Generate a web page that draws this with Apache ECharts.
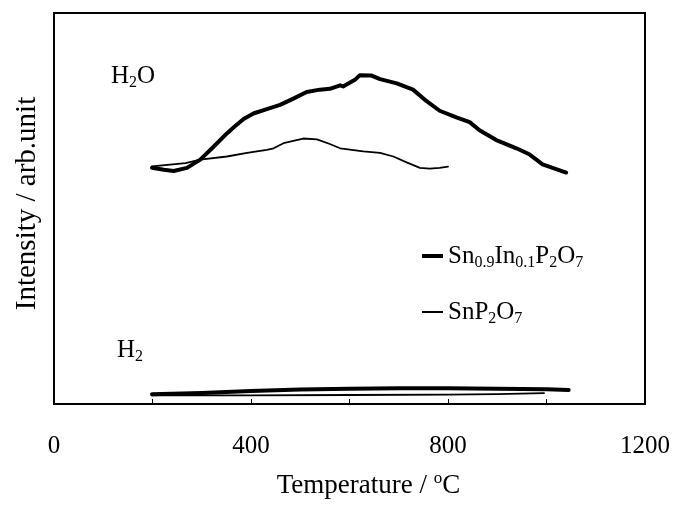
<!DOCTYPE html>
<html>
<head>
<meta charset="utf-8">
<script src="https://cdn.jsdelivr.net/npm/echarts@6/dist/echarts.min.js"></script>
<style>
  html, body { margin: 0; padding: 0; background: #fff; }
  #chart { width: 673px; height: 507px; }
</style>
</head>
<body>
<div id="chart"></div>
<script>
// Temperature-programmed desorption traces (H2O and H2) for two pyrophosphates
var xTicks = [0, 400, 800, 1200];

// Sn0.9In0.1P2O7, H2O signal
var inH2OTemp = [199, 223, 243, 270, 297, 324, 351, 365, 385, 405, 432, 459, 486, 513, 540, 560, 581, 587, 611, 621, 645, 662, 696, 729, 756, 783, 817, 844, 864, 898, 939, 966, 992, 1040];
var inH2OVal  = [60.4, 59.9, 59.6, 60.4, 62.5, 65.8, 69.2, 70.8, 72.9, 74.3, 75.4, 76.5, 78.1, 79.8, 80.4, 80.6, 81.5, 81.2, 82.9, 84.1, 84.0, 83.1, 82.0, 80.4, 77.5, 75.0, 73.3, 72.1, 70.0, 67.5, 65.4, 63.8, 61.3, 59.2];

// SnP2O7, H2O signal
var snH2OTemp = [199, 236, 267, 297, 351, 392, 432, 446, 466, 506, 534, 560, 581, 628, 662, 689, 716, 743, 763, 783, 800];
var snH2OVal  = [60.8, 61.2, 61.6, 62.5, 63.3, 64.2, 65.0, 65.4, 66.7, 67.9, 67.7, 66.5, 65.4, 64.6, 64.2, 63.3, 61.8, 60.4, 60.2, 60.4, 60.7];

// Sn0.9In0.1P2O7, H2 signal
var inH2Temp = [199, 300, 400, 500, 600, 700, 800, 900, 1000, 1045];
var inH2Val  = [2.5, 2.8, 3.3, 3.7, 3.9, 4.0, 4.0, 3.9, 3.8, 3.6];

// SnP2O7, H2 signal
var snH2Temp = [199, 400, 600, 800, 900, 995];
var snH2Val  = [2.2, 2.2, 2.3, 2.4, 2.5, 2.8];

var seriesNames = ['Sn0.9In0.1P2O7', 'SnP2O7'];
var legendLabels = {
  'Sn0.9In0.1P2O7': 'Sn{s|0.9}In{s|0.1}P{s|2}O{s|7}',
  'SnP2O7': 'SnP{s|2}O{s|7}'
};

function pairs(xs, ys) {
  return xs.map(function (x, i) { return [x, ys[i]]; });
}

var FONT = '"Liberation Serif", "DejaVu Serif", serif';
var subStyle = { fontFamily: FONT, fontSize: 16, lineHeight: 16, verticalAlign: 'bottom', color: '#000' };
var supStyle = { fontFamily: FONT, fontSize: 17, lineHeight: 17, verticalAlign: 'top', color: '#000' };

var chart = echarts.init(document.getElementById('chart'), null, { renderer: 'canvas' });

function lineSeries(name, xs, ys, width) {
  return {
    name: name,
    type: 'line',
    data: pairs(xs, ys),
    showSymbol: false,
    symbol: 'none',
    lineStyle: { color: '#000', width: width, join: 'round', cap: 'round' },
    itemStyle: { color: '#000' },
    z: 3
  };
}

function legendFor(name, top, thickness) {
  return {
    data: [name],
    left: 422,
    top: top,
    orient: 'vertical',
    icon: 'rect',
    itemWidth: 21,
    itemHeight: thickness,
    selectedMode: false,
    padding: 0,
    formatter: function (n) { return legendLabels[n]; },
    textStyle: {
      fontFamily: FONT, fontSize: 25, lineHeight: 30, color: '#000',
      rich: { s: subStyle }
    }
  };
}

chart.setOption({
  animation: false,
  backgroundColor: '#fff',
  grid: {
    left: 54, right: 28, top: 13, bottom: 93,
    show: true, borderColor: '#000', borderWidth: 2, backgroundColor: 'transparent'
  },
  xAxis: {
    type: 'value',
    min: xTicks[0],
    max: xTicks[xTicks.length - 1],
    interval: 200,
    name: 'Temperature / {sup|o}C',
    nameLocation: 'middle',
    nameGap: 66,
    nameTextStyle: {
      fontFamily: FONT, fontSize: 27, lineHeight: 32, color: '#000',
      padding: [0, 0, 0, 38],
      rich: { sup: supStyle }
    },
    axisLine: { show: false },
    axisTick: { show: true, inside: true, length: 5, lineStyle: { color: '#000', width: 1 } },
    splitLine: { show: false },
    axisLabel: {
      margin: 30,
      fontFamily: FONT, fontSize: 25, color: '#000',
      formatter: function (v) { return xTicks.indexOf(v) >= 0 ? String(v) : ''; }
    }
  },
  yAxis: {
    type: 'value',
    min: 0,
    max: 100,
    name: 'Intensity / arb.unit',
    nameLocation: 'middle',
    nameGap: 12,
    nameTextStyle: { fontFamily: FONT, fontSize: 29, color: '#000', padding: [0, 0, 0, 10] },
    axisLine: { show: false },
    axisTick: { show: false },
    axisLabel: { show: false },
    splitLine: { show: false }
  },
  legend: [
    legendFor(seriesNames[0], 241, 4),
    legendFor(seriesNames[1], 297, 2)
  ],
  graphic: [
    {
      type: 'text', left: 111, top: 61,
      style: { text: 'H{s|2}O', fontFamily: FONT, fontSize: 25, lineHeight: 30, fill: '#000', rich: { s: subStyle } }
    },
    {
      type: 'text', left: 117, top: 335,
      style: { text: 'H{s|2}', fontFamily: FONT, fontSize: 25, lineHeight: 30, fill: '#000', rich: { s: subStyle } }
    }
  ],
  series: [
    lineSeries(seriesNames[0], inH2OTemp, inH2OVal, 4),
    lineSeries(seriesNames[1], snH2OTemp, snH2OVal, 1.8),
    lineSeries(seriesNames[0], inH2Temp, inH2Val, 4),
    lineSeries(seriesNames[1], snH2Temp, snH2Val, 1.8)
  ]
});
</script>
</body>
</html>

^^^^

AIM> Without any pictures, reproduce the lines from the first one in the material through the line that has "var xTicks = [0, 400, 800, 1200];", exactly as they appear.

SOLUTION TO THE EXERCISE>
Generate a web page that draws this with Apache ECharts.
<!DOCTYPE html>
<html>
<head>
<meta charset="utf-8">
<script src="https://cdn.jsdelivr.net/npm/echarts@6/dist/echarts.min.js"></script>
<style>
  html, body { margin: 0; padding: 0; background: #fff; }
  #chart { width: 673px; height: 507px; }
</style>
</head>
<body>
<div id="chart"></div>
<script>
// Temperature-programmed desorption traces (H2O and H2) for two pyrophosphates
var xTicks = [0, 400, 800, 1200];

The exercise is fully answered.